Lopis merupakan sejenis makanan rebus yang bahan bakunya berasal dari ketan. Pemilihan ketan sebagai bahan baku lopis sesungguhnya sarat akan makna filosofis. Ketan memiliki makna lengket ini menyimbolkan semangat persaudaraan, persatuan dan perdamaian. Awal pembuatan lopis raksasa di Krapyak ini sudah dimulai sejak 1955 namun upacara pemotongan lopis ini baru dimulai sejak tahun 1956 oleh bapak Rohmat, Kepala Desa tersebut pada saat itu. Dulu pembuatan lopis raksasa memang bertujuan untuk diberikan kepada tamu dan pengunjung.Awalnya masyarakat mengumpulkan jimpitan beras ketan dari masing- masing rumah kemudian dijadikan satu dan dibuat lopis.
Lopis besar pertama yang dibuat hanya berukuran tinggi sekitar 25 sentimenter. Ukuran itu bertahan hingga tahun 1980. Barulah saat itu pemuda setempat berinisiatif untuk memperbesar ukuran lopis dan baru disebut lopis raksasa. Lopis raksasa pertama dibuat tahun 1980 mempunyai ukuran tinggi 80 sentimeter dengan ukuran lingkaran 115 sentimeter. Kini lopis raksasa yang dibuat mencapai ukuran tinggi 213 centimeter dengan ukuran lingkaran 232 meter dan berat 1252 kilogram.
Prosesi lopisan dimulai dengan memotong lopis raksana oleh walikota atau pejabat Forpimda Kota Pekalongan kemudian dibagikan kepada masyarakat yang hadir. Selain menghadiri acara pemotongan lopis, masyarakat juga berkunjung ke rumah sanak kerabat yang telah siap menyambut mereka. Beragam masyarakat dari berbagai etnis berkumpul menjadi satu merayakan lopisan. Ini menyimbolkan semangat persatuan dan persaudaraan diantara beragam etnis, suku dan kelompok sosial masyarakat Kota Pekalongan. Dihari itu mereka menanggalkan perbedaan dan bersatu sebagai sebuah keluarga besar.

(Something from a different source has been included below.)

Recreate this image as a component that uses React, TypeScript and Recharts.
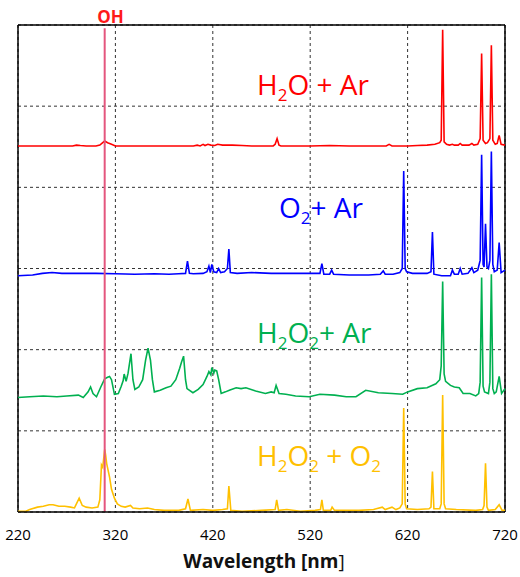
import React from "react";
import {
  LineChart,
  Line,
  XAxis,
  YAxis,
  CartesianGrid,
  ReferenceLine,
} from "recharts";

// wavelength [nm], relative intensity above each trace's own baseline
const h2oAr: [number, number][] = [
  [220, 0.01], [240, 0.01], [260, 0.01], [276, 0.01], [280, 0.02], [284, 0.015],
  [290, 0.01], [300, 0.01], [304, 0.02], [307, 0.05], [309, 0.07], [312, 0.05],
  [316, 0.03], [320, 0.01], [340, 0.01], [360, 0.01], [380, 0.01], [400, 0.01],
  [404, 0.02], [407, 0.01], [410, 0.03], [412, 0.015], [415, 0.03], [418, 0.02],
  [422, 0.015], [425, 0.03], [430, 0.02], [440, 0.02], [450, 0.015], [460, 0.01],
  [475, 0.01], [482, 0.01], [484, 0.03], [486, 0.1], [488, 0.02], [490, 0.01],
  [500, 0.01], [520, 0.01], [540, 0.015], [560, 0.01], [580, 0.01], [598, 0.01],
  [601, 0.03], [604, 0.01], [620, 0.01], [630, 0.015], [640, 0.02], [648, 0.03],
  [653, 0.05], [654.5, 0.08], [656, 1.44], [657.5, 0.06], [660, 0.03], [663, 0.02],
  [666, 0.03], [668, 0.02], [672, 0.02], [674, 0.04], [676, 0.02], [683, 0.02],
  [686, 0.04], [688, 0.02], [692, 0.03], [694.5, 0.1], [696, 1.15], [697.5, 0.08],
  [700, 0.04], [702, 0.05], [704.5, 0.1], [706, 1.25], [707.5, 0.08], [710, 0.03],
  [712, 0.04], [714, 0.14], [716, 0.03], [720, 0.02],
];

const o2Ar: [number, number][] = [
  [220, 0.01], [235, 0.02], [245, 0.04], [255, 0.05], [265, 0.04], [280, 0.04],
  [300, 0.04], [320, 0.035], [340, 0.03], [360, 0.035], [375, 0.03], [385, 0.035],
  [392, 0.04], [394, 0.19], [396, 0.04], [400, 0.035], [410, 0.04], [414, 0.06],
  [416, 0.13], [417.5, 0.05], [419, 0.15], [421, 0.06], [424, 0.05], [426, 0.1],
  [428, 0.05], [432, 0.06], [435, 0.1], [436.5, 0.34], [438, 0.05], [445, 0.04],
  [460, 0.05], [480, 0.04], [500, 0.04], [520, 0.04], [530, 0.04], [532, 0.16],
  [534, 0.03], [540, 0.03], [542, 0.08], [544, 0.03], [560, 0.02], [580, 0.02],
  [592, 0.03], [595, 0.07], [597, 0.03], [605, 0.03], [612, 0.05], [614.5, 0.1],
  [616, 1.3], [617.5, 0.1], [619, 0.06], [625, 0.04], [640, 0.04], [644, 0.06],
  [645.5, 0.55], [647, 0.03], [655, 0.01], [664, 0.01], [666, 0.08], [668, 0.03],
  [672, 0.03], [674, 0.1], [676, 0.03], [682, 0.04], [686, 0.11], [688, 0.05],
  [692, 0.08], [694.5, 0.2], [696, 1.5], [697.5, 0.15], [698.5, 0.12], [700, 0.65],
  [701.5, 0.12], [703, 0.1], [704.5, 0.2], [706, 1.54], [707.5, 0.15], [709, 0.06],
  [712, 0.08], [714, 0.42], [716, 0.05], [720, 0.08],
];

const h2o2Ar: [number, number][] = [
  [220, 0.01], [232, 0.02], [246, 0.03], [260, 0.02], [270, 0.03], [282, 0.04],
  [287, 0.01], [292, 0.08], [294.5, 0.14], [297, 0.06], [300.6, 0.02], [305, 0.14],
  [309, 0.24], [312, 0.26], [314, 0.27], [316, 0.23], [319, 0.05], [323, 0.06],
  [326, 0.15], [328, 0.22], [329, 0.3], [331, 0.21], [333, 0.31], [336, 0.55],
  [338, 0.23], [340, 0.11], [344, 0.14], [348, 0.23], [351, 0.47], [353.5, 0.62],
  [356, 0.47], [358, 0.23], [360, 0.08], [366, 0.1], [372, 0.13], [377, 0.15],
  [382, 0.23], [386, 0.37], [388, 0.45], [390, 0.52], [392, 0.23], [393.5, 0.12],
  [399.6, 0.07], [405, 0.11], [410, 0.17], [414, 0.27], [416, 0.33], [418, 0.29],
  [419, 0.38], [421, 0.31], [422, 0.35], [424, 0.34], [426, 0.23], [428.6, 0.06],
  [433, 0.08], [437, 0.1], [444, 0.13], [449, 0.12], [454, 0.13], [464, 0.09],
  [474, 0.06], [480, 0.08], [483, 0.07], [485, 0.16], [488, 0.06], [495, 0.05],
  [505, 0.03], [519, 0.02], [530, 0.05], [545, 0.04], [557, 0.02], [567, 0.02],
  [577, 0.1], [590, 0.07], [604, 0.06], [615, 0.05], [620, 0.08], [630, 0.12],
  [640, 0.13], [649, 0.18], [653, 0.23], [654.5, 0.4], [656, 1.44], [657.5, 0.3],
  [659, 0.21], [664, 0.16], [668, 0.14], [673, 0.13], [677, 0.06], [684, 0.06],
  [690, 0.03], [693, 0.06], [694.5, 0.2], [696, 1.49], [697.5, 0.15], [699, 0.08],
  [703, 0.06], [704.5, 0.2], [706, 1.53], [707.5, 0.12], [709, 0.06], [711, 0.08],
  [714, 0.27], [716.5, 0.06], [720, 0.12],
];

const h2o2O2: [number, number][] = [
  [220, 0.01], [228, 0.01], [232, 0.03], [240, 0.06], [246, 0.07], [252, 0.09],
  [256, 0.09], [262, 0.07], [268, 0.07], [274, 0.06], [278, 0.05], [282.8, 0.17],
  [286, 0.08], [290, 0.06], [296, 0.05], [302, 0.06], [304, 0.15], [305.7, 0.58],
  [307, 0.55], [309, 0.77], [310, 0.7], [311, 0.6], [314, 0.43], [316, 0.28],
  [319, 0.17], [322, 0.1], [326, 0.07], [330, 0.06], [335.5, 0.08], [338, 0.05],
  [345, 0.04], [353, 0.05], [360, 0.03], [370, 0.02], [385, 0.02], [392, 0.04],
  [394.5, 0.16], [397, 0.02], [410, 0.03], [420, 0.02], [430, 0.03], [435, 0.04],
  [436.5, 0.32], [438.5, 0.02], [450, 0.01], [470, 0.02], [484, 0.03], [485.6, 0.15],
  [487.5, 0.02], [496, 0.03], [510, 0.01], [525, 0.02], [530.5, 0.03], [532, 0.15],
  [533.5, 0.02], [541, 0.02], [542.5, 0.06], [545, 0.02], [555, 0.02], [570, 0.02],
  [585, 0.03], [594, 0.06], [597, 0.03], [604, 0.06], [608, 0.03], [612, 0.05],
  [614.5, 0.1], [616, 1.28], [617.5, 0.1], [619, 0.04], [630, 0.03], [642, 0.04],
  [644, 0.06], [645.5, 0.5], [647, 0.04], [653, 0.04], [654.5, 0.1], [656, 1.44],
  [657.5, 0.1], [659, 0.04], [670, 0.03], [690, 0.02], [697, 0.03], [698.5, 0.08],
  [700, 0.6], [701.5, 0.06], [703, 0.02], [710, 0.03], [714, 0.09], [717, 0.02],
  [720, 0.02],
];

const offsets = [4.5, 2.9, 1.4, 0];
const seriesColors = ["#ff0000", "#0000ff", "#00b050", "#ffc000"];
const xTicks = [220, 320, 420, 520, 620, 720];
const yTicks = [0, 1, 2, 3, 4, 5, 6];

const toPoints = (pairs: [number, number][], offset: number) =>
  pairs.map(([x, y]) => ({ x, y: y + offset }));

const allSeries = [h2oAr, o2Ar, h2o2Ar, h2o2O2].map((s, i) => toPoints(s, offsets[i]));

const FONT = "'Open Sans', 'Noto Sans', sans-serif";

function Labels() {
  const sub = { fontSize: 17, dy: 6 };
  const back = { dy: -6 };
  return (
    <svg
      width={520}
      height={577}
      style={{ position: "absolute", left: 0, top: 0, pointerEvents: "none" }}
      fontFamily={FONT}
    >
      <text x={110.5} y={22.5} textAnchor="middle" fontSize={17} fontWeight={700} fill="#ff1a1a">
        OH
      </text>
      <g fontSize={28} fontWeight={500}>
        <text x={257} y={95} fill={seriesColors[0]}>
          H<tspan {...sub}>2</tspan>
          <tspan {...back}>O + Ar</tspan>
        </text>
        <text x={279} y={218} fill={seriesColors[1]}>
          O<tspan {...sub}>2</tspan>
          <tspan {...back}>+ Ar</tspan>
        </text>
        <text x={257} y={343} fill={seriesColors[2]}>
          H<tspan {...sub}>2</tspan>
          <tspan {...back}>O</tspan>
          <tspan {...sub}>2</tspan>
          <tspan {...back}>+ Ar</tspan>
        </text>
        <text x={257} y={466} fill={seriesColors[3]}>
          H<tspan {...sub}>2</tspan>
          <tspan {...back}>O</tspan>
          <tspan {...sub}>2</tspan>
          <tspan {...back}> + O</tspan>
          <tspan {...sub}>2</tspan>
        </text>
      </g>
      <text x={264} y={568} textAnchor="middle" fontSize={19} fontWeight={700} fill="#111">
        Wavelength [nm<tspan fontWeight={400}>]</tspan>
      </text>
    </svg>
  );
}

export default function App() {
  return (
    <div
      style={{
        position: "absolute",
        left: 0,
        top: 0,
        width: 520,
        height: 577,
        background: "#fff",
        fontFamily: FONT,
      }}
    >
      <LineChart width={520} height={577} margin={{ top: 25, right: 15, left: 18, bottom: 0 }}>
        <CartesianGrid stroke="#333" strokeDasharray="3 3" />
        <XAxis
          dataKey="x"
          type="number"
          domain={[220, 720]}
          ticks={xTicks}
          allowDuplicatedCategory={false}
          height={65}
          tickLine={false}
          tickMargin={11}
          axisLine={{ stroke: "#000", strokeWidth: 1.5 }}
          tick={{ fontSize: 15, fill: "#000" }}
        />
        <YAxis type="number" domain={[0, 6]} ticks={yTicks} hide />
        <ReferenceLine x={220} stroke="#000" strokeWidth={1.5} />
        <ReferenceLine x={720} stroke="#000" strokeWidth={1.5} />
        <ReferenceLine y={6} stroke="#000" strokeWidth={1.5} />
        {allSeries.map((pts, i) => (
          <Line
            key={i}
            data={pts}
            dataKey="y"
            type="linear"
            stroke={seriesColors[i]}
            strokeWidth={1.6}
            dot={false}
            isAnimationActive={false}
          />
        ))}
        <ReferenceLine
          segment={[
            { x: 309, y: 0 },
            { x: 309, y: 5.96 },
          ]}
          stroke="#e4567e"
          strokeWidth={2}
        />
      </LineChart>
      <Labels />
    </div>
  );
}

Kota Pekalongan menjadi contoh daerah yang dihuni oleh beragam etnis dengan perbedaan budaya dan adat istiadat. Sebagai wilayah di pesisir pantai utara Jawa (Pantura), Kota Pekalongan menjadi jalur perdagangan yang banyak disinggahi berbagai etnis sejak dulu mulai etnis Jawa, Bugis, Arab dan Tionghoa yang kemudian berbaur menjadi satu dalam kemajemukan yang penuh dengan toleransi sehingga selama ini di Kota Pekalongan tidak ada kerusuhan yang mengatasnamakan SARA (suku, agama dan ras).